JAKARTA, rubriksatu.com – Konsorsium Aktivis Kajian Hukum Indonesia menggelar aksi unjuk rasa di depan Gedung Kejaksaan Agung Republik Indonesia, Rabu (17/12/2025), mendesak penegak hukum mengusut tuntas dugaan praktik penjualan bijih nikel ilegal yang diduga melibatkan PT Dharma Bumi Kolaka (DBK) serta mantan Kepala Kantor Unit Penyelenggara Pelabuhan (KUPP) Kelas III Pomalaa pada tahun 2022.
Aksi tersebut merupakan bentuk tekanan publik sekaligus kontrol sosial terhadap Kejaksaan Agung agar tidak menutup mata terhadap dugaan kejahatan serius di sektor pertambangan dan kepelabuhanan yang berpotensi merugikan negara dalam skala besar.
Dalam orasinya, massa menilai terdapat indikasi kuat penyimpangan sistemik mulai dari proses produksi, pengangkutan, hingga pengapalan bijih nikel yang diduga tidak sesuai dengan ketentuan perundang-undangan.
Berdasarkan hasil investigasi lapangan dan penelusuran dokumen, Konsorsium Aktivis Kajian Hukum Indonesia mengungkapkan bahwa PT Dharma Bumi Kolaka tercatat memiliki persetujuan RKAB Tahun 2022 dengan kuota produksi dan penjualan mencapai 650.000 ton bijih nikel. Namun, fakta di lapangan justru menunjukkan minim bahkan nyaris nihilnya aktivitas produksi di wilayah Izin Usaha Pertambangan (IUP) perusahaan tersebut.
Kondisi ini memunculkan dugaan kuat bahwa bijih nikel yang dijual dan dikapalkan bukan berasal dari Wilayah IUP PT DBK, melainkan dari sumber lain yang tidak sah secara hukum.
Dugaan tersebut diperkuat oleh temuan tidak aktifnya jalur hauling di lokasi IUP, serta adanya proses pemuatan dan pengapalan bijih nikel melalui terminal khusus yang secara regulasi diduga tidak diperuntukkan bagi PT DBK.
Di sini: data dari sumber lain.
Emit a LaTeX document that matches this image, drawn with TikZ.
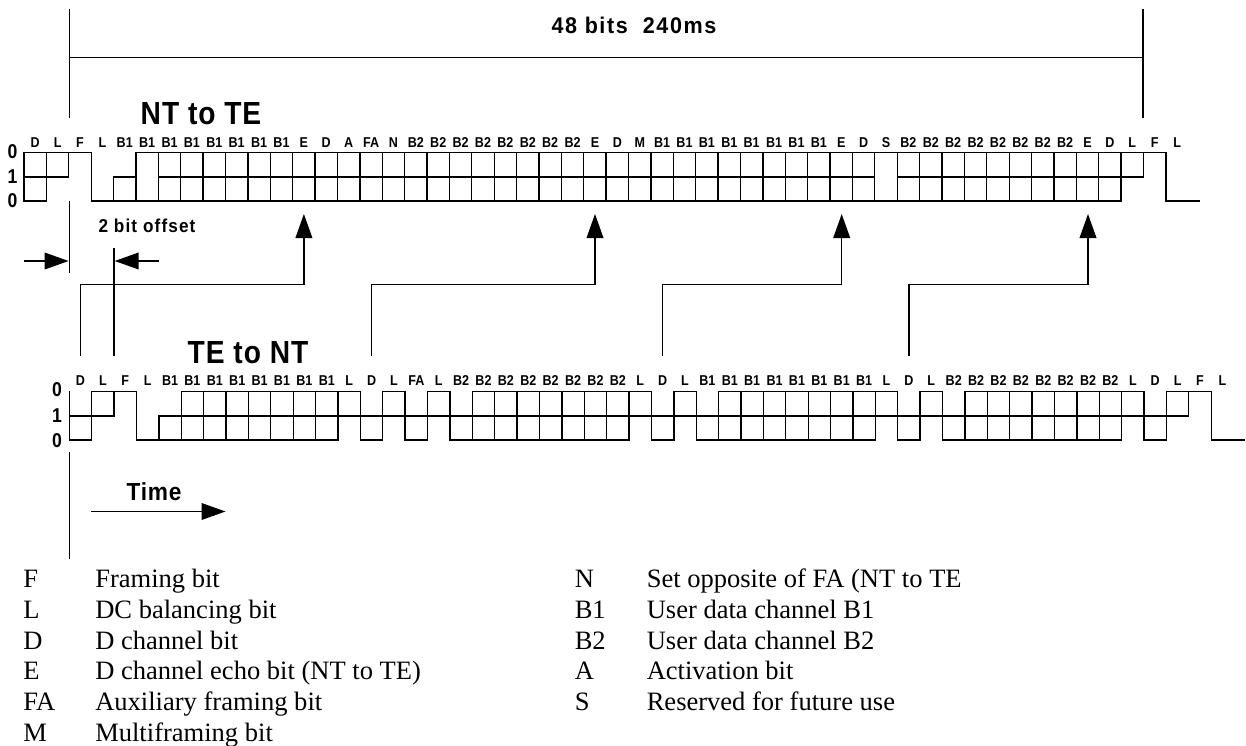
\documentclass[tikz,border=0pt]{standalone}
\usepackage{fontspec}
\usetikzlibrary{arrows.meta}
\setmainfont{Liberation Serif}
\newfontfamily\labc[FakeStretch=0.88]{Liberation Sans Bold}
\newfontfamily\labt[FakeStretch=0.88,LetterSpace=3]{Liberation Sans Bold}
\newfontfamily\labb[FakeStretch=0.95,LetterSpace=7]{Liberation Sans Bold}
\newfontfamily\labo[FakeStretch=0.92,LetterSpace=6]{Liberation Sans Bold}
\newfontfamily\labm[FakeStretch=0.92,LetterSpace=3]{Liberation Sans Bold}
\tikzset{
  wave/.style={line width=1pt,line cap=rect,black},
  wavebold/.style={line width=1.35pt,black},
  guide/.style={line width=1.15pt,black},
  flow/.style={line width=1.15pt,black,-{Triangle[length=18pt,width=12.5pt]}},
  cell/.style={inner sep=0pt,anchor=base,font=\labc\fontsize{10.7pt}{12pt}\selectfont},
  level/.style={inner sep=0pt,anchor=center,font=\labc\fontsize{15pt}{16pt}\selectfont},
  title/.style={inner sep=0pt,anchor=base,font=\labt\fontsize{24pt}{25pt}\selectfont},
  note/.style={inner sep=0pt,anchor=base},
  legend/.style={inner sep=0pt,anchor=base west,font=\fontsize{19.9pt}{20pt}\selectfont},
}
\begin{document}
\begin{tikzpicture}[x=0.75pt,y=-0.75pt]
\useasboundingbox (0,0) rectangle (1246,746);
% upper waveform
\begin{scope}[shift={(24,152.7)},x=16.7925pt,y=-18.15pt]
  \foreach \k in {0,1,3,5,6,...,49,51} \draw[wave] (\k,0) -- (\k,2);
  \draw[wave] (2,0) -- (2,1);
  \draw[wavebold] (50,0) -- (50,1);
  \draw[wave] (4,1) -- (4,2);
  \draw[wave] (0,0) -- (3,0) (5,0) -- (51,0);
  \draw[wave] (0,1) -- (2,1) (4,1) -- (5,1) (6,1) -- (38,1) (39,1) -- (50,1);
  \draw[wavebold] (23.4,1) -- (38,1) (48,1) -- (50,1);
  \draw[wave] (0,2) -- (1,2) (3,2) -- (49,2) (51,2) -- (52.48,2);
  \foreach \t [count=\i from 0] in {D,L,F,L,B1,B1,B1,B1,B1,B1,B1,B1,E,D,A,FA,N,B2,B2,B2,B2,B2,B2,B2,B2,E,D,M,B1,B1,B1,B1,B1,B1,B1,B1,E,D,S,B2,B2,B2,B2,B2,B2,B2,B2,E,D,L,F,L}
    \node[cell] (up\i) at (\i+.5,-.235) {\t};
\end{scope}
% lower waveform
\begin{scope}[shift={(69.3,391.7)},x=16.7925pt,y=-18.15pt]
  \foreach \k in {0,1,3,5,6,...,49,51} \draw[wave] (\k,0) -- (\k,2);
  \draw[wave] (2,0) -- (2,1) (50,0) -- (50,1) (4,1) -- (4,2);
  \draw[wave] (1,0) -- (3,0) (5,0) -- (13,0) (14,0) -- (15,0) (16,0) -- (17,0) (18,0) -- (26,0) (27,0) -- (28,0) (29,0) -- (37,0) (38,0) -- (39,0) (40,0) -- (48,0) (49,0) -- (51,0);
  \draw[wave] (0,1) -- (2,1) (4,1) -- (50,1);
  \draw[wave] (0,2) -- (1,2) (3,2) -- (12,2) (13,2) -- (14,2) (15,2) -- (16,2) (17,2) -- (25,2) (26,2) -- (27,2) (28,2) -- (36,2) (37,2) -- (38,2) (39,2) -- (47,2) (48,2) -- (49,2) (51,2) -- (52.5,2);
  \foreach \t [count=\i from 0] in {D,L,F,L,B1,B1,B1,B1,B1,B1,B1,B1,L,D,L,FA,L,B2,B2,B2,B2,B2,B2,B2,B2,L,D,L,B1,B1,B1,B1,B1,B1,B1,B1,L,D,L,B2,B2,B2,B2,B2,B2,B2,B2,L,D,L,F,L}
    \node[cell] (lo\i) at (\i+.5,-.27) {\t};
\end{scope}
% level labels
\node[level] (ua) at (12.5,152) {0};
\node[level] (ub) at (12.5,177) {1};
\node[level] (uc) at (12.5,201) {0};
\node[level] (la) at (57,390) {0};
\node[level] (lb) at (57,416) {1};
\node[level] (lc) at (57,441) {0};
% titles
\node[title] (nt) at (201,124) {NT to TE};
\node[title] (te) at (248,363) {TE to NT};
\node[note,font=\labb\fontsize{17pt}{18pt}\selectfont] (bits) at (634,33) {48 bits\ \ 240ms};
\node[note,font=\labo\fontsize{14pt}{15pt}\selectfont] (off) at (147,232) {2 bit offset};
\node[note,font=\labm\fontsize{18.5pt}{20pt}\selectfont] (time) at (154,500) {Time};
% guide lines
\coordinate (g1a) at (69.3,9); \coordinate (g1b) at (69.3,118);
\coordinate (g2a) at (1143,9); \coordinate (g2b) at (1143,118);
\coordinate (m1) at (69.3,57.5); \coordinate (m2) at (1143,57.5);
\coordinate (g3a) at (69.3,201); \coordinate (g3b) at (69.3,273);
\coordinate (g4a) at (114,248); \coordinate (g4b) at (114,356);
\coordinate (g5a) at (69.3,451.5); \coordinate (g5b) at (69.3,559);
\draw[guide] (g1a) -- (g1b);
\draw[guide] (g2a) -- (g2b);
\draw[guide] (m1) -- (m2);
\draw[guide] (g3a) -- (g3b);
\draw[guide] (g4a) -- (g4b);
\draw[guide] (g5a) -- (g5b);
% offset arrows
\coordinate (oa) at (24,261); \coordinate (ob) at (68.6,261);
\coordinate (oc) at (159,261); \coordinate (od) at (114.7,261);
\draw[flow] (oa) -- (ob);
\draw[flow] (oc) -- (od);
% echo arrows
\foreach \n/\xa/\xb in {1/80.5/303.9,2/371.6/595,3/662.4/841.7,4/908.9/1088}{
  \coordinate (s\n) at (\xa,356);
  \coordinate (t\n) at (\xb,214);
  \draw[flow] (s\n) |- (\xb,284.7) -- (t\n);
}
% time arrow
\coordinate (ta) at (91,511.5); \coordinate (tb) at (225.5,511.5);
\draw[flow] (ta) -- (tb);
% legend
\foreach \key/\txt [count=\i from 0] in {F/Framing bit,L/DC balancing bit,D/D channel bit,E/D channel echo bit (NT to TE),FA/Auxiliary framing bit,M/Multiframing bit}{
  \node[legend] (lk\i) at (23,587.5+30.8*\i) {\key};
  \node[legend] (lt\i) at (95,587.5+30.8*\i) {\txt};
}
\foreach \key/\txt [count=\i from 0] in {N/Set opposite of FA (NT to TE,B1/User data channel B1,B2/User data channel B2,A/Activation bit,S/Reserved for future use}{
  \node[legend] (rk\i) at (574.5,587.5+30.8*\i) {\key};
  \node[legend] (rt\i) at (646.5,587.5+30.8*\i) {\txt};
}
\end{tikzpicture}
\end{document}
Tak hanya itu, massa aksi juga menyoroti penerbitan Surat Izin Berlayar (SIB) oleh KUPP Kelas III Kolaka pada tahun 2022. Penerbitan dokumen tersebut diduga dilakukan tanpa verifikasi ketat terhadap keabsahan asal barang, sehingga membuka dugaan adanya penyimpangan prosedur yang berpotensi mengarah pada praktik koruptif.
Penanggung jawab aksi, Nabil Dean, menegaskan bahwa dugaan penjualan bijih nikel ilegal ini tidak bisa direduksi sebagai persoalan administratif semata.
“Jika benar bijih nikel yang dijual tidak berasal dari WIUP PT DBK, maka ini adalah dugaan kejahatan serius. Negara berpotensi dirugikan dalam jumlah besar, dan ini harus diusut sampai ke akar-akarnya,” tegas Nabil.
Ia menyebut rangkaian peristiwa tersebut menunjukkan lemahnya pengawasan, bahkan membuka ruang dugaan keterlibatan oknum yang memanfaatkan celah regulasi untuk melancarkan praktik ilegal.
“Kami melihat pola yang patut diduga sistematis: produksi di IUP minim, hauling tidak aktif, tapi pengapalan tetap berjalan. Ini bukan kebetulan. Semua pihak yang terlibat harus diperiksa tanpa kecuali,” ujarnya.
Aksi unjuk rasa sempat berlangsung tegang ketika massa meluapkan kekecewaan atas lambannya penanganan berbagai kasus dugaan kejahatan pertambangan. Adu argumen dengan aparat pengamanan sempat terjadi, namun situasi akhirnya kembali kondusif.
Nabil menegaskan aksi tersebut bukan sekadar seremonial, melainkan bagian dari komitmen berkelanjutan untuk mengawal penegakan hukum.
“Kami tidak akan berhenti. Aksi, laporan, dan pengawalan akan terus kami lakukan sampai Kejaksaan Agung benar-benar bertindak tegas. Negara tidak boleh kalah oleh mafia tambang,” tegasnya.
Ia juga memastikan pihaknya akan terus menyerahkan data dan temuan tambahan kepada aparat penegak hukum guna mendorong proses penyelidikan yang transparan dan berkeadilan.
Hingga berita ini diterbitkan, PT Dharma Bumi Kolaka (DBK) maupun mantan Kepala KUPP Kelas III Pomalaa tahun 2022 belum memberikan klarifikasi resmi terkait dugaan yang disampaikan oleh massa aksi.